The Spanish Harlem Orchestra, vividly rhythmic and sensationally jazzy, released last night some incredible musical vibrations ripple through the crowd of swaying bodies and tapping feet. It was a sensuous and tempting concert that few couples could withstand the dynamic and lively beats. The presentation of such a buoyant form in a concert hall (that lured one euphorically into salsa, merengue, and bolero) teased us all, so that even the elderly could not resist the natural movements of their body, standing up elbow-wide greeting the beats. Salsa-jazz connoisseurs could do little but break the confines of their cushioned seats and turn the aisles of Bailey Hall into the dance floor we all longed for.

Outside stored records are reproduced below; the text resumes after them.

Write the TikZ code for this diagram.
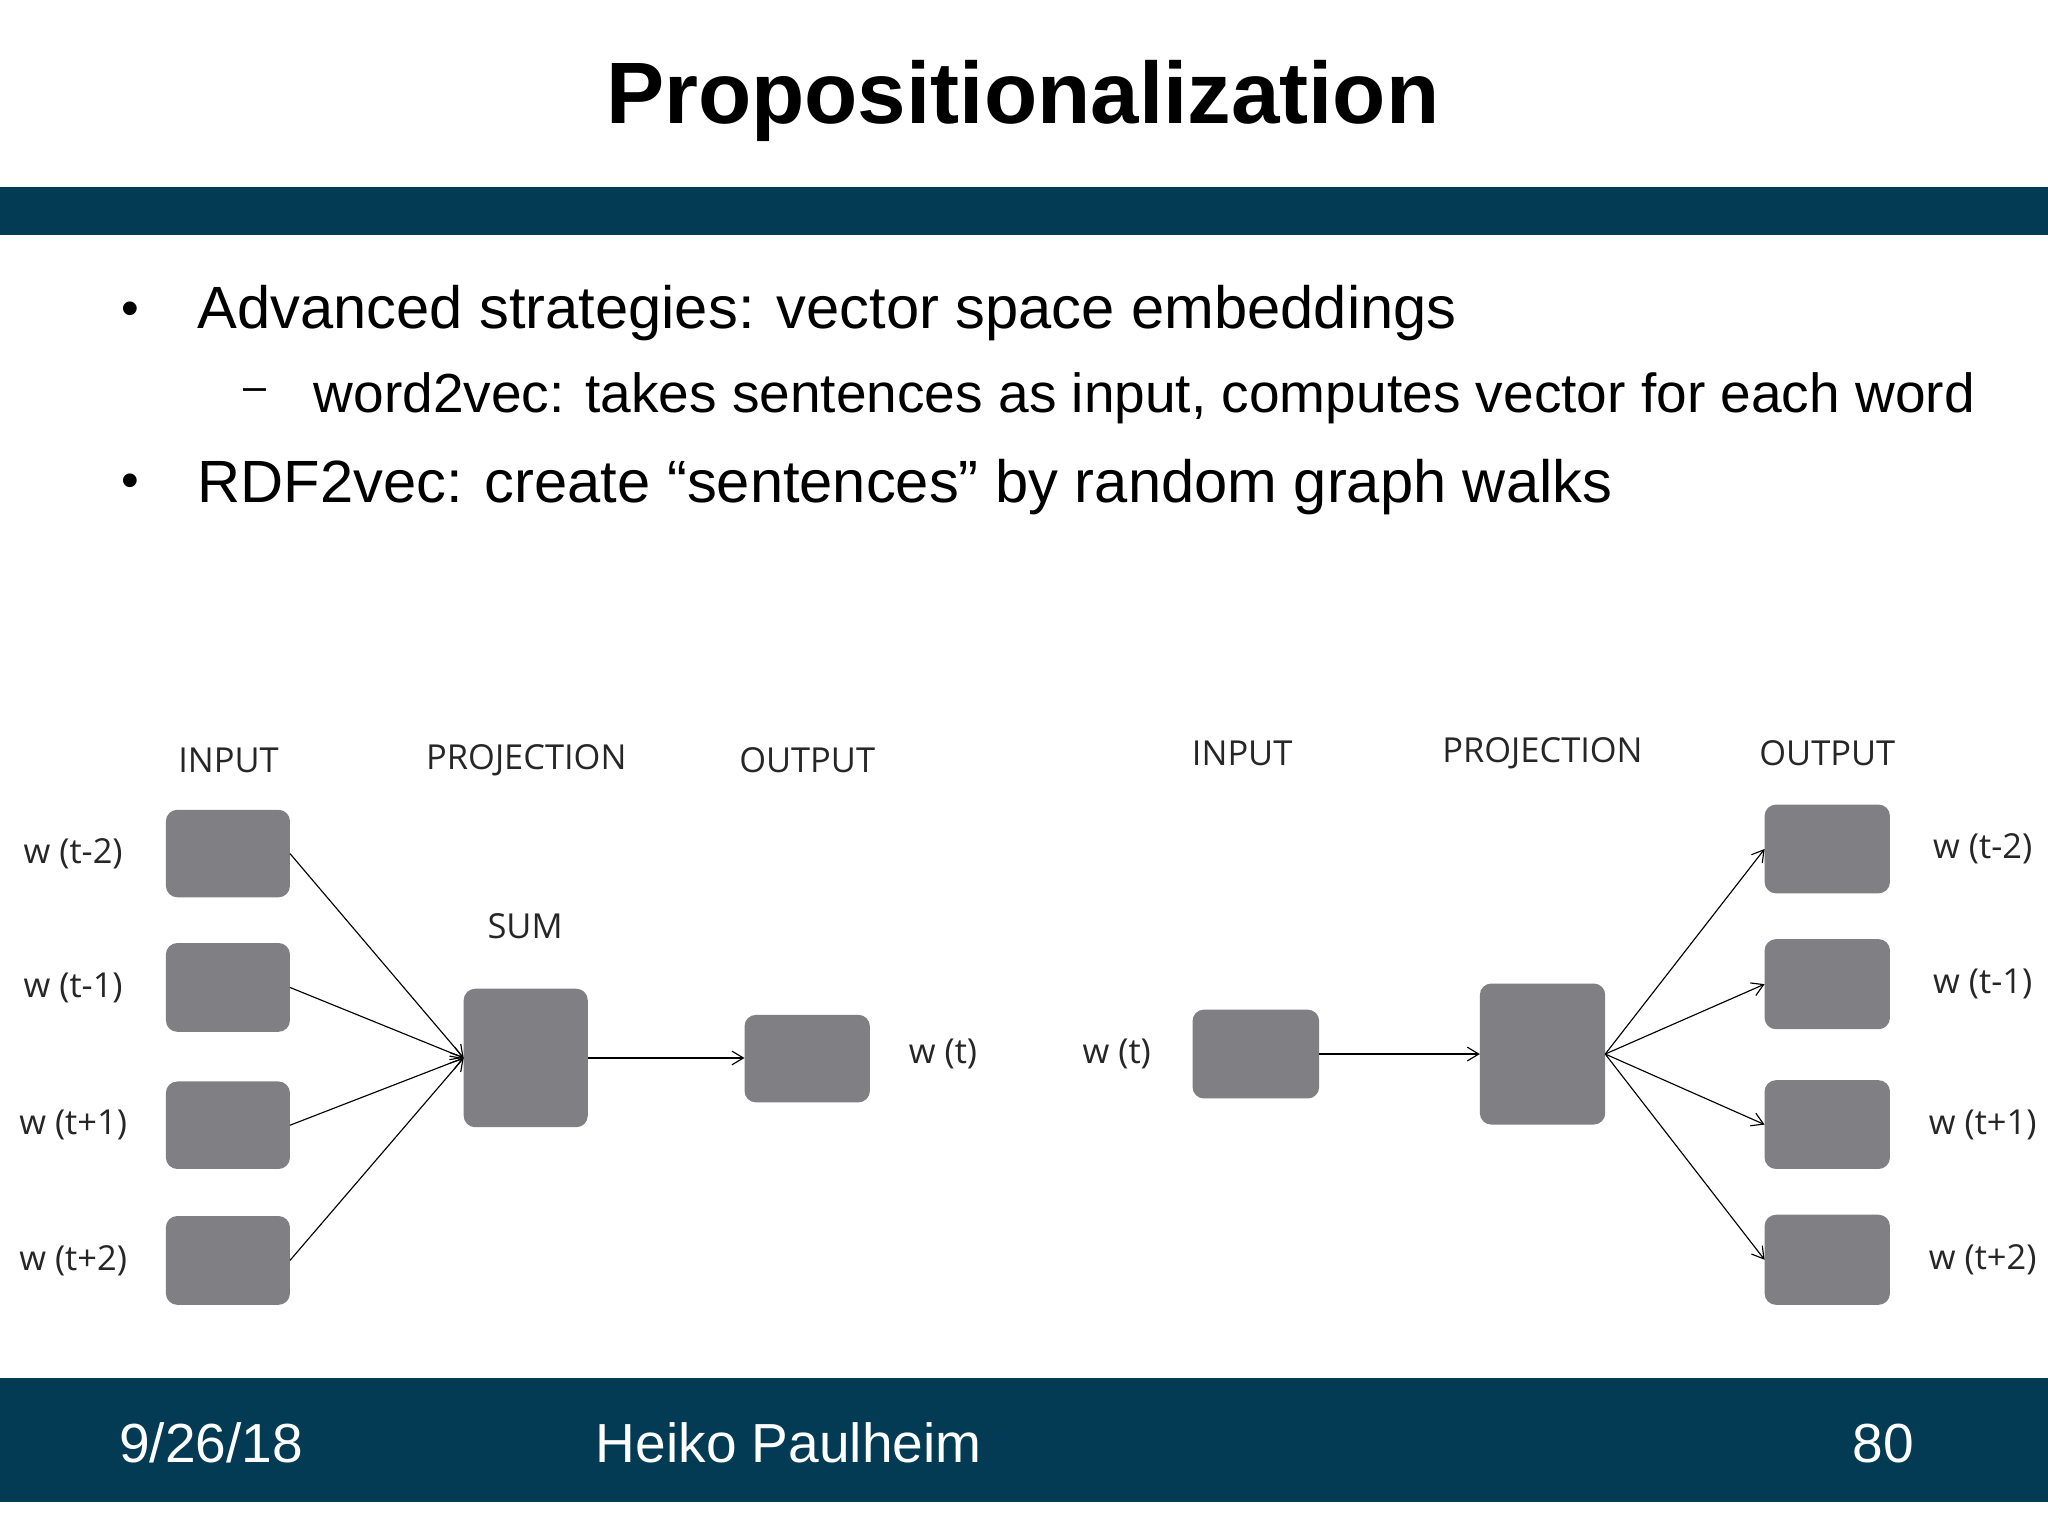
\documentclass[tikz,border=0pt]{standalone}
\usepackage{fontspec}
\setmainfont{Liberation Sans}
\newfontfamily\diag{Open Sans}
\usetikzlibrary{arrows.meta}
\definecolor{band}{HTML}{023B53}
\definecolor{boxg}{HTML}{807F83}
\tikzset{
  bx/.style={fill=boxg,draw=none,rounded corners=5pt},
  lab/.style={font=\diag\fontsize{15}{18}\selectfont,text=black!85},
  arr/.style={-{Straight Barb[length=5pt,width=6pt]},line width=0.5pt},
  foot/.style={text=white,font=\fontsize{24}{28}\selectfont,anchor=west},
  btxt/.style={anchor=west,font=\fontsize{26}{30}\selectfont},
}
\begin{document}
\begin{tikzpicture}[x=0.02cm,y=-0.02cm]
\useasboundingbox (0,0) rectangle (1568,1176);
\fill[white] (0,0) rectangle (1568,1176);
\fill[band] (0,143) rectangle (1568,180);
\fill[band] (0,1055) rectangle (1568,1150);
\node (title) at (783,77) {\fontsize{38}{44}\selectfont\bfseries Propositionalization};
\node (b1) at (100,240) {\fontsize{22}{26}\selectfont •};
\node[btxt] (t1) at (145,240) {Advanced strategies: vector space embeddings};
\node (b2) at (195,302) {\fontsize{18}{22}\selectfont –};
\node[btxt,font=\fontsize{24}{28}\selectfont] (t2) at (234,305) {word2vec: takes sentences as input, computes vector for each word};
\node (b3) at (100,372) {\fontsize{22}{26}\selectfont •};
\node[btxt] (t3) at (145,373) {RDF2vec: create “sentences” by random graph walks};
\node[foot] (f1) at (85,1105) {9/26/18};
\node[foot] (f2) at (450,1105) {Heiko Paulheim};
\node[foot] (f3) at (1412,1105) {80};
% left diagram
\node[lab] at (175,582) {INPUT};
\node[lab] at (403,582) {PROJECTION};
\node[lab] at (618,582) {OUTPUT};
\node[lab] at (402,709) {SUM};
\foreach \n/\ya/\yb/\t in {i1/620/687/w (t-2),i2/722/790/w (t-1),i3/828/895/w (t+1),i4/931/999/w (t+2)}{
  \path[bx] (127,\ya) rectangle (222,\yb);
  \coordinate (L\n) at (222,{(\ya+\yb)/2});
  \node[lab] at (56,{(\ya+\yb)/2}) {\t};
}
\path[bx] (355,757) rectangle (450,863);
\coordinate (pw) at (355,810);
\coordinate (pe) at (450,810);
\path[bx] (570,777) rectangle (666,844);
\coordinate (ow) at (570,810);
\node[lab] at (722,807) {w (t)};
\foreach \n in {i1,i2,i3,i4}{\draw[arr] (L\n) -- (pw);}
\draw[arr] (pe) -- (ow);
% right diagram
\node[lab] at (951,577) {INPUT};
\node[lab] at (1181,577) {PROJECTION};
\node[lab] at (1399,577) {OUTPUT};
\node[lab] at (855,807) {w (t)};
\path[bx] (913,773) rectangle (1010,841);
\coordinate (rie) at (1010,807);
\path[bx] (1133,753) rectangle (1229,861);
\coordinate (rpw) at (1133,807);
\coordinate (rpe) at (1229,807);
\draw[arr] (rie) -- (rpw);
\foreach \n/\ya/\yb/\t in {o1/616/684/w (t-2),o2/719/788/w (t-1),o3/827/895/w (t+1),o4/930/999/w (t+2)}{
  \path[bx] (1351,\ya) rectangle (1447,\yb);
  \coordinate (R\n) at (1351,{(\ya+\yb)/2});
  \node[lab] at (1518,{(\ya+\yb)/2}) {\t};
  \draw[arr] (rpe) -- (R\n);
}
\end{tikzpicture}
\end{document}
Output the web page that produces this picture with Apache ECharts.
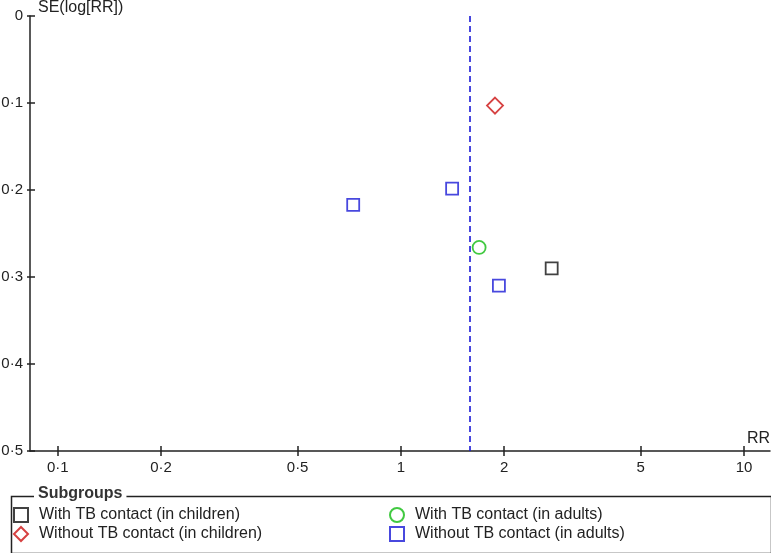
<!DOCTYPE html>
<html>
<head>
<meta charset="utf-8">
<script src="https://cdn.jsdelivr.net/npm/echarts@6/dist/echarts.min.js"></script>
<style>
  html, body { margin: 0; padding: 0; background: #fff; }
  #chart { width: 771px; height: 553px; }
</style>
</head>
<body>
<div id="chart"></div>
<script>
// RR on a log scale, SE(log[RR]) on the y axis (inverted)
const xTicks = [0.1, 0.2, 0.5, 1, 2, 5, 10];
const yTicks = [0, 0.1, 0.2, 0.3, 0.4, 0.5];
const xRange = [0.083, 11.9];
const pooledRR = 1.59;

const seriesNames = [
  'With TB contact (in children)',
  'Without TB contact (in children)',
  'With TB contact (in adults)',
  'Without TB contact (in adults)'
];
// [RR, SE]
const childrenWith = [[2.75, 0.29]];
const childrenWithout = [[1.88, 0.103]];
const adultsWith = [[1.69, 0.266]];
const adultsWithout = [[0.726, 0.217], [1.41, 0.1985], [1.93, 0.31]];

const font = 'Liberation Sans, Arial, sans-serif';
const ink = '#222';
const lg = v => Math.log10(v);
const dot = s => String(s).replace('.', '·');

const chart = echarts.init(document.getElementById('chart'));

const mk = (name, data, symbol, size, color) => ({
  name: name,
  type: 'scatter',
  xAxisIndex: 0,
  yAxisIndex: 0,
  data: data.map(d => [lg(d[0]), d[1]]),
  symbol: symbol,
  symbolSize: size,
  itemStyle: { color: 'rgba(255,255,255,0)', borderColor: color, borderWidth: 1.8 },
  emphasis: { disabled: true }
});

const xCommon = {
  type: 'value',
  min: lg(xRange[0]),
  max: lg(xRange[1]),
  splitLine: { show: false },
  position: 'bottom'
};
const yCommon = {
  type: 'value',
  inverse: true,
  min: yTicks[0],
  max: yTicks[yTicks.length - 1],
  interval: 0.1,
  splitLine: { show: false },
  position: 'left'
};
const tickLine = { color: ink, width: 1.5 };

const legendBase = {
  orient: 'vertical',
  top: 507,
  padding: 0,
  itemWidth: 14, itemHeight: 14, itemGap: 3,
  selectedMode: false,
  textStyle: { color: ink, fontSize: 16, fontFamily: font, padding: [0, 0, 0, 6] }
};

chart.setOption({
  animation: false,
  textStyle: { fontFamily: font },
  grid: { left: 30, top: 16, right: 1, bottom: 102, containLabel: false, outerBoundsMode: 'none' },
  xAxis: [
    Object.assign({}, xCommon, {
      name: 'RR',
      nameLocation: 'end',
      nameGap: 0,
      nameTextStyle: { color: ink, fontSize: 16, align: 'right', verticalAlign: 'bottom', padding: [0, 0, 4, 0] },
      axisLine: { onZero: false, lineStyle: { color: ink, width: 1.5 } },
      axisTick: { show: true, length: 5, lineStyle: tickLine, customValues: xTicks.map(lg) },
      axisLabel: {
        color: ink, fontSize: 15, margin: 9,
        customValues: xTicks.map(lg),
        formatter: v => dot(+Math.pow(10, v).toPrecision(3))
      }
    }),
    Object.assign({}, xCommon, {
      axisLine: { show: true, onZero: false, lineStyle: { color: 'rgba(0,0,0,0)' } },
      axisTick: { show: true, inside: true, length: 5, lineStyle: tickLine, customValues: xTicks.map(lg) },
      axisLabel: { show: false, customValues: xTicks.map(lg) }
    })
  ],
  yAxis: [
    Object.assign({}, yCommon, {
      name: 'SE(log[RR])',
      nameLocation: 'start',
      nameGap: 8,
      nameTextStyle: { color: ink, fontSize: 16, align: 'left', verticalAlign: 'middle', padding: [0, 0, 0, 8] },
      axisLine: { onZero: false, lineStyle: { color: ink, width: 1.5 } },
      axisTick: { show: true, length: 3, lineStyle: tickLine },
      axisLabel: { color: ink, fontSize: 15, margin: 7, formatter: v => dot(+v.toFixed(1)) }
    }),
    Object.assign({}, yCommon, {
      axisLine: { show: true, onZero: false, lineStyle: { color: 'rgba(0,0,0,0)' } },
      axisTick: { show: true, inside: true, length: 5, lineStyle: tickLine },
      axisLabel: { show: false }
    })
  ],
  legend: [
    Object.assign({}, legendBase, { left: 13, data: [seriesNames[0], seriesNames[1]] }),
    Object.assign({}, legendBase, { left: 389, data: [seriesNames[2], seriesNames[3]] })
  ],
  graphic: [
    {
      type: 'rect',
      left: 9, top: 494,
      shape: { width: 760, height: 57 },
      style: { fill: 'none', stroke: ink, lineWidth: 1.5 },
      z: -1
    },
    {
      type: 'text',
      left: 34, top: 485,
      style: {
        text: 'Subgroups', font: 'bold 16px ' + font, fill: '#333',
        backgroundColor: '#fff', padding: [1, 4, 1, 4]
      },
      z: 10
    }
  ],
  series: [
    mk(seriesNames[0], childrenWith, 'rect', 12, '#111'),
    Object.assign(mk(seriesNames[1], childrenWithout, 'diamond', 16, '#cc1111'), {
      markLine: {
        silent: true,
        symbol: 'none',
        label: { show: false },
        lineStyle: { color: '#1a1ad6', type: [6, 4], width: 1.6 },
        data: [{ xAxis: lg(pooledRR) }]
      }
    }),
    mk(seriesNames[2], adultsWith, 'circle', 13, '#11bb11'),
    mk(seriesNames[3], adultsWithout, 'rect', 12, '#1a1ad6')
  ]
});
</script>
</body>
</html>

There was one striking comment that the pianist declared: this music in its historically, culturally, and rhythmically rich complexity deserves to exist in a concert hall just as this, just as any other esteemed classic hit. And it very much does, but it does even more. This music calls for more than pure spectatorship, but an engagement with its very core from the body of the instrument into the body of the viewer-dancer, so that the viewing area becomes an extension of the stage itself, and there is nothing more rewarding, generous, and beautiful than to invite the onstage experience into the experience of your listeners.

Environmentalist Humor

Professor Aaron Sachs on Why So Serious? How Environmental Humor Became an Oxymoron provided an engaging (an problematic) discussion on comedy and its effects on environmentalism. He outlined some sharp contrasts between comedy and tragedy: comedy as a sense of unsettling, fatalistic, offensive wonder, open-endedness, and mystery that serves as a coping mechanism, while tragedy is open-and-shut, effective at grabbing our attention but not keeping it. Though his opening punchline about his grandfather’s Semitic humor was a means to invite and ease the audience into a relaxed and entertained state, I had trouble following the bridge between Jewish and environmentalist humor; it was an interesting, but slightly forced parallel.

The Space Between Notes

Momenta String Quartet’s performance of Leos Janacek’s ‘Kreutzer Sonata’ recalls a beautiful cycle of artistic re-appropriation, of interpretation and representation of a piece, of what it means for work to recycle—not as the Pop artists did simply through image culture—but the transition, the loss in translation, and that loss or miss lending itself to a different sort of re-creation through which the work evolves onto a different level of its totality, into something almost otherly. It is this liminal dance between the original and the simulacrum that makes art subliminal, that allows ideas to expand in breadth beyond the limits of a singular medium, evolving unto, into, and passed themselves. And that is what Janacek’s sonata was an affirmation of. Each instrument was its own separate body that interrupted and resisted the piecing together of all of them in harmony. The music at times became planes of sound masses that crescendo and collide into what Luigi Rossolo terms “noise-sounds” before plateauing into more classical pacing and rhythm. The weakness, however, of this “organized sound” lies in this valley from which builds a mountainous chaos only to always retreat back to the same horizon line. This classical backbone—stiff and archaic—exists as a narrative voiceover that pulls us to the 1890’s of Tolstoy’s book rather than the 1920s of Janacek’s life. This underlining classical current is a nostalgia for the romantic, the pastoral, that is disrupted by the Modern man, the mechanistic, robust, disorderly human noise that pervades even the sounds of nature claiming, reclaiming, and remaking them into their own. This rising crescendo abruptly stops—and it is here about the static, the stasis, the period, the void, the space between notes that this sonata really explores. I would be curious to understand what it means to have listened to Beethoven’s sonata then read Tolstoy’s story before having listened to the Janacek’s sonata, and compare that to the inverse experience of listening to Janacek’s sonata then reading Tolstoy’s story, and lastly listening to Beethoven’s sonata—would it be a flashforward, a flashback, or simply the accumulation of experiencing the now, the timelessness of our presence?